A teacher shortage has been affecting our state. Today, William Carey University held its first ever teacher shortage conference at the Tradition Campus in Biloxi.

For over five years, there has been about a 30 percent decline in teacher education in the classroom across Mississippi. To help find solutions to this teacher shortage, William Carey University and the Gulfport School District hosted a conference for legislators, teachers, students from the Coast. Gulfport School District Superintendent Glen East said, “We’ve got some of the best minds that signed up today to spend the day all day really talking about what’s causing the shortage, what we need to do to correct it, and how we can do things in the trench to make sure we have a pipeline of great teachers for our state.”

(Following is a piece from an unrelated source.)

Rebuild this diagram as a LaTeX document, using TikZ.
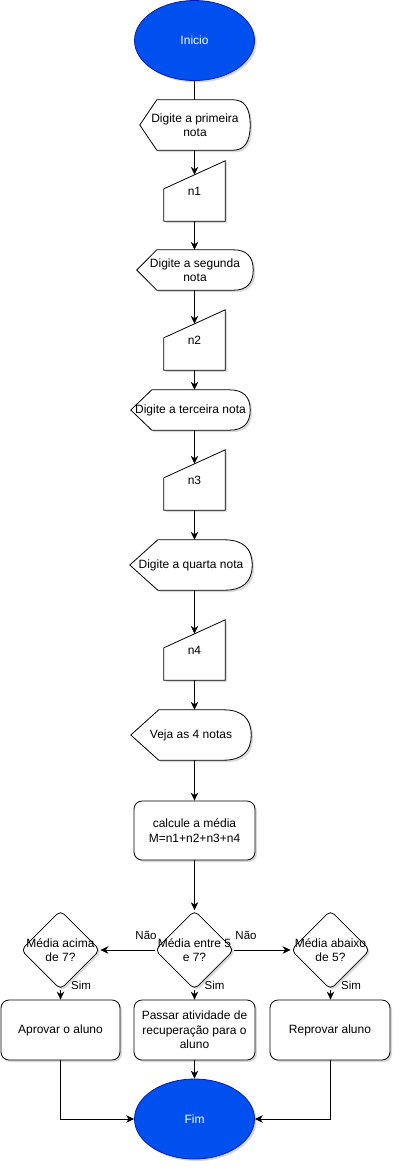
\documentclass[tikz,border=0pt]{standalone}
\usepackage{fontspec}
\setmainfont{Liberation Sans}
\usetikzlibrary{shapes.geometric,arrows.meta,shadows,calc}
\pgfdeclarelayer{bg}
\pgfsetlayers{bg,main}
\definecolor{termfill}{HTML}{0050EF}
\definecolor{termdraw}{HTML}{001DBC}
\tikzset{
  myshadow/.style={drop shadow={shadow xshift=2pt, shadow yshift=-2pt, opacity=0.15, fill=black}},
  base/.style={font=\fontsize{12}{14.5}\selectfont, align=center, inner sep=0pt},
  term/.style={base, ellipse, draw=termdraw, fill=termfill, text=white, line width=0.8pt,
    minimum width=120pt, minimum height=80pt, myshadow},
  ghost/.style={base, rectangle},
  outl/.style={draw=black, line width=0.8pt, fill=white, myshadow},
  procbox/.style={base, rectangle, rounded corners=8pt, draw, line width=0.8pt, fill=white,
    minimum height=60pt, myshadow},
  dia/.style={diamond, aspect=1, draw, line width=0.8pt, fill=white, minimum width=79pt,
    minimum height=79pt, inner sep=0pt, rounded corners=5pt, myshadow},
  lbl/.style={font=\fontsize{11.5}{13}\selectfont, inner sep=0pt},
  conn/.style={draw, line width=0.8pt},
  arr/.style={conn, -{Stealth[length=8pt, width=7.5pt, inset=2.5pt]}},
}
% display outline: node name, dx
\newcommand{\dispout}[2]{%
  \begin{pgfonlayer}{bg}
  \path[outl] (#1.west) -- ([xshift=#2]#1.north west) -- ([xshift=-#2]#1.north east)
    .. controls ($([xshift=-#2]#1.north east)!0.667!(#1.north east)$) and ($(#1.east)!0.667!(#1.north east)$) .. (#1.east)
    .. controls ($(#1.east)!0.667!(#1.south east)$) and ($([xshift=-#2]#1.south east)!0.667!(#1.south east)$) .. ([xshift=-#2]#1.south east)
    -- ([xshift=#2]#1.south west) -- cycle;
  \end{pgfonlayer}}
% manual input outline
\newcommand{\manout}[1]{%
  \begin{pgfonlayer}{bg}
  \path[outl] (#1.south west) -- ([yshift=-28pt]#1.north west) -- (#1.north east) -- (#1.south east) -- cycle;
  \end{pgfonlayer}}
\begin{document}
\begin{tikzpicture}[x=1pt,y=-1pt]
\useasboundingbox (0,0) rectangle (402,1171);

\node[term] (ini) at (194.5,40.5) {Inicio};

\node[ghost, minimum width=110pt, minimum height=50pt] (d1) at (195,125) {Digite a primeira\\nota};
\dispout{d1}{17pt}
\node[ghost, minimum width=61pt, minimum height=60pt] (n1) at (194.5,191) {n1};
\manout{n1}

\node[ghost, minimum width=116pt, minimum height=40pt] (d2) at (195,270) {Digite a segunda\\nota};
\dispout{d2}{20pt}
\node[ghost, minimum width=61pt, minimum height=60pt] (n2) at (194.5,340) {n2};
\manout{n2}

\node[ghost, minimum width=119pt, minimum height=40pt] (d3) at (190.5,410) {Digite a terceira nota};
\dispout{d3}{21pt}
\node[ghost, minimum width=61pt, minimum height=60pt] (n3) at (194.5,480) {n3};
\manout{n3}

\node[ghost, minimum width=122pt, minimum height=50pt] (d4) at (191,565) {Digite a quarta nota};
\dispout{d4}{28pt}
\node[ghost, minimum width=61pt, minimum height=60pt] (n4) at (194.5,650) {n4};
\manout{n4}

\node[ghost, minimum width=120pt, minimum height=50pt] (d5) at (191,735) {Veja as 4 notas};
\dispout{d5}{28pt}

\node[procbox, minimum width=121pt, minimum height=59pt] (calc) at (194.5,830.5) {calcule a média\\M=n1+n2+n3+n4};

\node[dia] (dl) at (60.5,950) {};
\node[base] (dlt) at (dl) {Média acima\\de 7?};
\node[dia] (dm) at (194.5,950) {};
\node[base] (dmt) at (dm) {Média entre 5\\e 7?};
\node[dia] (dr) at (330.5,950) {};
\node[base] (drt) at (dr) {Média abaixo\\de 5?};

\node[procbox, minimum width=119pt] (bl) at (60.5,1030) {Aprovar o aluno};
\node[procbox, minimum width=121pt] (bm) at (194.5,1030) {Passar atividade de\\recuperação para o\\aluno};
\node[procbox, minimum width=120pt] (br) at (330,1030) {Reprovar aluno};

\node[term] (fim) at (194.5,1119) {Fim};

% connectors
\draw[conn] (ini.south) -- (ini.south |- d1.north);
\draw[arr] (d1.south -| n1.north) -- ([yshift=-14pt]n1.north);
\draw[arr] (n1.south) -- (n1.south |- d2.north);
\draw[arr] (d2.south -| n2.north) -- ([yshift=-14pt]n2.north);
\draw[arr] (n2.south) -- (n2.south |- d3.north);
\draw[arr] (d3.south -| n3.north) -- ([yshift=-14pt]n3.north);
\draw[arr] (n3.south) -- (n3.south |- d4.north);
\draw[arr] (d4.south -| n4.north) -- ([yshift=-14pt]n4.north);
\draw[arr] (n4.south) -- (n4.south |- d5.north);
\draw[arr] (d5.south -| calc.north) -- (calc.north);
\draw[arr] (calc.south) -- (dm.north);
\draw[arr] (dm.west) -- (dl.east);
\draw[arr] (dm.east) -- (dr.west);
\draw[arr] (dl.south) -- (bl.north);
\draw[arr] (dm.south) -- (bm.north);
\draw[arr] (dr.south) -- (br.north -| dr.south);
\draw[arr] (bm.south) -- (fim.north);
\draw[arr] (bl.south) |- (fim.west);
\draw[arr] (br.south -| dr.south) |- (fim.east);

% edge labels
\node[lbl] (nao1) at (146,935) {Não};
\node[lbl] (nao2) at (246,935) {Não};
\node[lbl] (sim1) at (81,985) {Sim};
\node[lbl] (sim2) at (214.5,985) {Sim};
\node[lbl] (sim3) at (351,985) {Sim};
\end{tikzpicture}
\end{document}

Two of the most prominent problems causing the shortage, the conference attendees learned, are the low pay, averaging only about $45,000 in Mississippi, and the lack of passion with the youth to become educators. “So, you have these students that have these hearts to want to teach, but they also know that it’s a struggle to teach with the pay and all the collegiately of the profession right now across our state and our country.”

The teacher shortage is affecting Mississippi in a variety of ways, such as the 260 plus special education teacher positions left open at the beginning of the school year. William Carey University Executive Vice President Ben Burnett said, “It’s a very large problem. There are districts all across Mississippi who don’t even have all of their positions filled now in November.”

Policy recommendations the conference makes are to provide teachers with $3,000 raises, $3,000 stipends for teachers in critical shortage areas, and establishing an undergraduate grant program for juniors and seniors in educator preparation programs. “We’re going to come away with a lot of action steps from today, but we just want this to be in everybody’s thoughts and minds as we encourage people to become teachers and as we encourage our teachers to remain in the profession and the importance of it.”